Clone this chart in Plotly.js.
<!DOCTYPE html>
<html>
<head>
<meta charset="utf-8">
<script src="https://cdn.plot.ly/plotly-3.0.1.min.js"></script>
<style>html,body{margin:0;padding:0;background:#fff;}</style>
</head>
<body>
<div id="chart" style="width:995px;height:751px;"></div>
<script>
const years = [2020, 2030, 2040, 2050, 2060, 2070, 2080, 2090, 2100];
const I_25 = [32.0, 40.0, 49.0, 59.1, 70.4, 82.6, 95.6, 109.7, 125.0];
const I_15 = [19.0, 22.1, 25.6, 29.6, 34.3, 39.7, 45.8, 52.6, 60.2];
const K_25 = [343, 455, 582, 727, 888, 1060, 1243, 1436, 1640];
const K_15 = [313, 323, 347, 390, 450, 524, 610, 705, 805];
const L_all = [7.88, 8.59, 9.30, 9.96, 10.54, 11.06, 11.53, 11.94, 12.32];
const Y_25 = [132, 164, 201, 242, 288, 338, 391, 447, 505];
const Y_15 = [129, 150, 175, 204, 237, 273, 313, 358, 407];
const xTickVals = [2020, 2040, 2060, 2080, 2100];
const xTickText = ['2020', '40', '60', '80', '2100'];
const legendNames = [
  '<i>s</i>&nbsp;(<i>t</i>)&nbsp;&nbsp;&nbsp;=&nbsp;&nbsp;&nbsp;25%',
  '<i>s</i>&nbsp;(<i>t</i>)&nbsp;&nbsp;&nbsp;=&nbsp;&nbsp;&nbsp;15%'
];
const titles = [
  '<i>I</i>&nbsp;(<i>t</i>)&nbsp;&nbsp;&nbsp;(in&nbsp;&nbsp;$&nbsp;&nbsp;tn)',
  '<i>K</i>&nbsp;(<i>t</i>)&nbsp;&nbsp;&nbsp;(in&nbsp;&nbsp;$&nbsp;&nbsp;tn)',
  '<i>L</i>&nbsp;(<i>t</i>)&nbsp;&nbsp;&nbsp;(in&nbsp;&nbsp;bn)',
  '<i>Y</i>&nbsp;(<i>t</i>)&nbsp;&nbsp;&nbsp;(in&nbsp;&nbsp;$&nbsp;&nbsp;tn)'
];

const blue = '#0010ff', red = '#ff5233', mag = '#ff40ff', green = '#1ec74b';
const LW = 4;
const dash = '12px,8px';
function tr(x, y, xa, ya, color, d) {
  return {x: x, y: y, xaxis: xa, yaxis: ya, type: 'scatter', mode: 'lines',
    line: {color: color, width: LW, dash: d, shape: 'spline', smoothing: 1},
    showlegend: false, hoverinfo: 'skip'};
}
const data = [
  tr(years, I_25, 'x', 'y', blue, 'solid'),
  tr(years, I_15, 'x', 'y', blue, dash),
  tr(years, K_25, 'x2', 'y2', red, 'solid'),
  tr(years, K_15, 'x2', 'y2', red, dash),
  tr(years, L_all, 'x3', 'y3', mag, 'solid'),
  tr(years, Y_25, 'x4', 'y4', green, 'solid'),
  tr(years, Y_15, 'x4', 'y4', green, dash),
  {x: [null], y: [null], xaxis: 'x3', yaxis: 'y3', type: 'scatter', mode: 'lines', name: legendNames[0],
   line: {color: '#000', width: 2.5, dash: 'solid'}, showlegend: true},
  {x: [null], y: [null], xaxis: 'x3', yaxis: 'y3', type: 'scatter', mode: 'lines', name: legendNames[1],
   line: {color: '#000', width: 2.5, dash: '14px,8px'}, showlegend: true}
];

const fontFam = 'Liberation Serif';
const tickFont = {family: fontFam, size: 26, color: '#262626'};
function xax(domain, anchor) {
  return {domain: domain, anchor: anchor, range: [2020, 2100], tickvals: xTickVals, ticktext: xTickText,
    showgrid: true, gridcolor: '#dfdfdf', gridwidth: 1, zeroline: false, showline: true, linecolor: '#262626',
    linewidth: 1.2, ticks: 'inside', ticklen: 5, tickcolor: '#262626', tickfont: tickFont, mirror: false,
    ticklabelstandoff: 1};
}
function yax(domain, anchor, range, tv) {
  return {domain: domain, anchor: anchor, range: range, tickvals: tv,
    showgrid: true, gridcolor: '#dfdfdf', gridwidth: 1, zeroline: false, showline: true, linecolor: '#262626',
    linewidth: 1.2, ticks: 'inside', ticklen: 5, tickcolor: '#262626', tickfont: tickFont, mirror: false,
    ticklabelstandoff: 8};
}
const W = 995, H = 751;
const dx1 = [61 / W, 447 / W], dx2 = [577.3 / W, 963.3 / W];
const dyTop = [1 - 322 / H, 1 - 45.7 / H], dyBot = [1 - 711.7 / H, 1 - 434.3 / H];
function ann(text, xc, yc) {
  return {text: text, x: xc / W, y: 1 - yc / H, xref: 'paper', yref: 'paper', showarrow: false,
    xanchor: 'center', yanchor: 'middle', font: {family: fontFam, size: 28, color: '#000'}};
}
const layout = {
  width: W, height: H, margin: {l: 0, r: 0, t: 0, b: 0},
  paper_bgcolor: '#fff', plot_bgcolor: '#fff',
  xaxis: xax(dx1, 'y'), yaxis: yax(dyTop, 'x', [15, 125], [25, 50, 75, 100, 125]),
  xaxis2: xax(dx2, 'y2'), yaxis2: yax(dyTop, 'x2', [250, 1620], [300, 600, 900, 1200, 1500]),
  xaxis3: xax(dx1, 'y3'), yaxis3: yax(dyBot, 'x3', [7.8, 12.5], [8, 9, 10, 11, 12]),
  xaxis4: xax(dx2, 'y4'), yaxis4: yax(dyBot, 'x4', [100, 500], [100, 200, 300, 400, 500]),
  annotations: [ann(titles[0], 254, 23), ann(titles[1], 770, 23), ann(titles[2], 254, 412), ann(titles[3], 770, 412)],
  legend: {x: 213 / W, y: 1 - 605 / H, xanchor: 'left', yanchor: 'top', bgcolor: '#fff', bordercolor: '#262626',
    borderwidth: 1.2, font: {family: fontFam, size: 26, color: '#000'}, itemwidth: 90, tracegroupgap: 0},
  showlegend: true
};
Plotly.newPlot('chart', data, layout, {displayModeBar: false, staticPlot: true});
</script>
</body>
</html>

····················

> _What the task asks_
Restate the whole listing exactly.

> _Exercise solution_
Clone this chart in Plotly.js.
<!DOCTYPE html>
<html>
<head>
<meta charset="utf-8">
<script src="https://cdn.plot.ly/plotly-3.0.1.min.js"></script>
<style>html,body{margin:0;padding:0;background:#fff;}</style>
</head>
<body>
<div id="chart" style="width:995px;height:751px;"></div>
<script>
const years = [2020, 2030, 2040, 2050, 2060, 2070, 2080, 2090, 2100];
const I_25 = [32.0, 40.0, 49.0, 59.1, 70.4, 82.6, 95.6, 109.7, 125.0];
const I_15 = [19.0, 22.1, 25.6, 29.6, 34.3, 39.7, 45.8, 52.6, 60.2];
const K_25 = [343, 455, 582, 727, 888, 1060, 1243, 1436, 1640];
const K_15 = [313, 323, 347, 390, 450, 524, 610, 705, 805];
const L_all = [7.88, 8.59, 9.30, 9.96, 10.54, 11.06, 11.53, 11.94, 12.32];
const Y_25 = [132, 164, 201, 242, 288, 338, 391, 447, 505];
const Y_15 = [129, 150, 175, 204, 237, 273, 313, 358, 407];
const xTickVals = [2020, 2040, 2060, 2080, 2100];
const xTickText = ['2020', '40', '60', '80', '2100'];
const legendNames = [
  '<i>s</i>&nbsp;(<i>t</i>)&nbsp;&nbsp;&nbsp;=&nbsp;&nbsp;&nbsp;25%',
  '<i>s</i>&nbsp;(<i>t</i>)&nbsp;&nbsp;&nbsp;=&nbsp;&nbsp;&nbsp;15%'
];
const titles = [
  '<i>I</i>&nbsp;(<i>t</i>)&nbsp;&nbsp;&nbsp;(in&nbsp;&nbsp;$&nbsp;&nbsp;tn)',
  '<i>K</i>&nbsp;(<i>t</i>)&nbsp;&nbsp;&nbsp;(in&nbsp;&nbsp;$&nbsp;&nbsp;tn)',
  '<i>L</i>&nbsp;(<i>t</i>)&nbsp;&nbsp;&nbsp;(in&nbsp;&nbsp;bn)',
  '<i>Y</i>&nbsp;(<i>t</i>)&nbsp;&nbsp;&nbsp;(in&nbsp;&nbsp;$&nbsp;&nbsp;tn)'
];

const blue = '#0010ff', red = '#ff5233', mag = '#ff40ff', green = '#1ec74b';
const LW = 4;
const dash = '12px,8px';
function tr(x, y, xa, ya, color, d) {
  return {x: x, y: y, xaxis: xa, yaxis: ya, type: 'scatter', mode: 'lines',
    line: {color: color, width: LW, dash: d, shape: 'spline', smoothing: 1},
    showlegend: false, hoverinfo: 'skip'};
}
const data = [
  tr(years, I_25, 'x', 'y', blue, 'solid'),
  tr(years, I_15, 'x', 'y', blue, dash),
  tr(years, K_25, 'x2', 'y2', red, 'solid'),
  tr(years, K_15, 'x2', 'y2', red, dash),
  tr(years, L_all, 'x3', 'y3', mag, 'solid'),
  tr(years, Y_25, 'x4', 'y4', green, 'solid'),
  tr(years, Y_15, 'x4', 'y4', green, dash),
  {x: [null], y: [null], xaxis: 'x3', yaxis: 'y3', type: 'scatter', mode: 'lines', name: legendNames[0],
   line: {color: '#000', width: 2.5, dash: 'solid'}, showlegend: true},
  {x: [null], y: [null], xaxis: 'x3', yaxis: 'y3', type: 'scatter', mode: 'lines', name: legendNames[1],
   line: {color: '#000', width: 2.5, dash: '14px,8px'}, showlegend: true}
];

const fontFam = 'Liberation Serif';
const tickFont = {family: fontFam, size: 26, color: '#262626'};
function xax(domain, anchor) {
  return {domain: domain, anchor: anchor, range: [2020, 2100], tickvals: xTickVals, ticktext: xTickText,
    showgrid: true, gridcolor: '#dfdfdf', gridwidth: 1, zeroline: false, showline: true, linecolor: '#262626',
    linewidth: 1.2, ticks: 'inside', ticklen: 5, tickcolor: '#262626', tickfont: tickFont, mirror: false,
    ticklabelstandoff: 1};
}
function yax(domain, anchor, range, tv) {
  return {domain: domain, anchor: anchor, range: range, tickvals: tv,
    showgrid: true, gridcolor: '#dfdfdf', gridwidth: 1, zeroline: false, showline: true, linecolor: '#262626',
    linewidth: 1.2, ticks: 'inside', ticklen: 5, tickcolor: '#262626', tickfont: tickFont, mirror: false,
    ticklabelstandoff: 8};
}
const W = 995, H = 751;
const dx1 = [61 / W, 447 / W], dx2 = [577.3 / W, 963.3 / W];
const dyTop = [1 - 322 / H, 1 - 45.7 / H], dyBot = [1 - 711.7 / H, 1 - 434.3 / H];
function ann(text, xc, yc) {
  return {text: text, x: xc / W, y: 1 - yc / H, xref: 'paper', yref: 'paper', showarrow: false,
    xanchor: 'center', yanchor: 'middle', font: {family: fontFam, size: 28, color: '#000'}};
}
const layout = {
  width: W, height: H, margin: {l: 0, r: 0, t: 0, b: 0},
  paper_bgcolor: '#fff', plot_bgcolor: '#fff',
  xaxis: xax(dx1, 'y'), yaxis: yax(dyTop, 'x', [15, 125], [25, 50, 75, 100, 125]),
  xaxis2: xax(dx2, 'y2'), yaxis2: yax(dyTop, 'x2', [250, 1620], [300, 600, 900, 1200, 1500]),
  xaxis3: xax(dx1, 'y3'), yaxis3: yax(dyBot, 'x3', [7.8, 12.5], [8, 9, 10, 11, 12]),
  xaxis4: xax(dx2, 'y4'), yaxis4: yax(dyBot, 'x4', [100, 500], [100, 200, 300, 400, 500]),
  annotations: [ann(titles[0], 254, 23), ann(titles[1], 770, 23), ann(titles[2], 254, 412), ann(titles[3], 770, 412)],
  legend: {x: 213 / W, y: 1 - 605 / H, xanchor: 'left', yanchor: 'top', bgcolor: '#fff', bordercolor: '#262626',
    borderwidth: 1.2, font: {family: fontFam, size: 26, color: '#000'}, itemwidth: 90, tracegroupgap: 0},
  showlegend: true
};
Plotly.newPlot('chart', data, layout, {displayModeBar: false, staticPlot: true});
</script>
</body>
</html>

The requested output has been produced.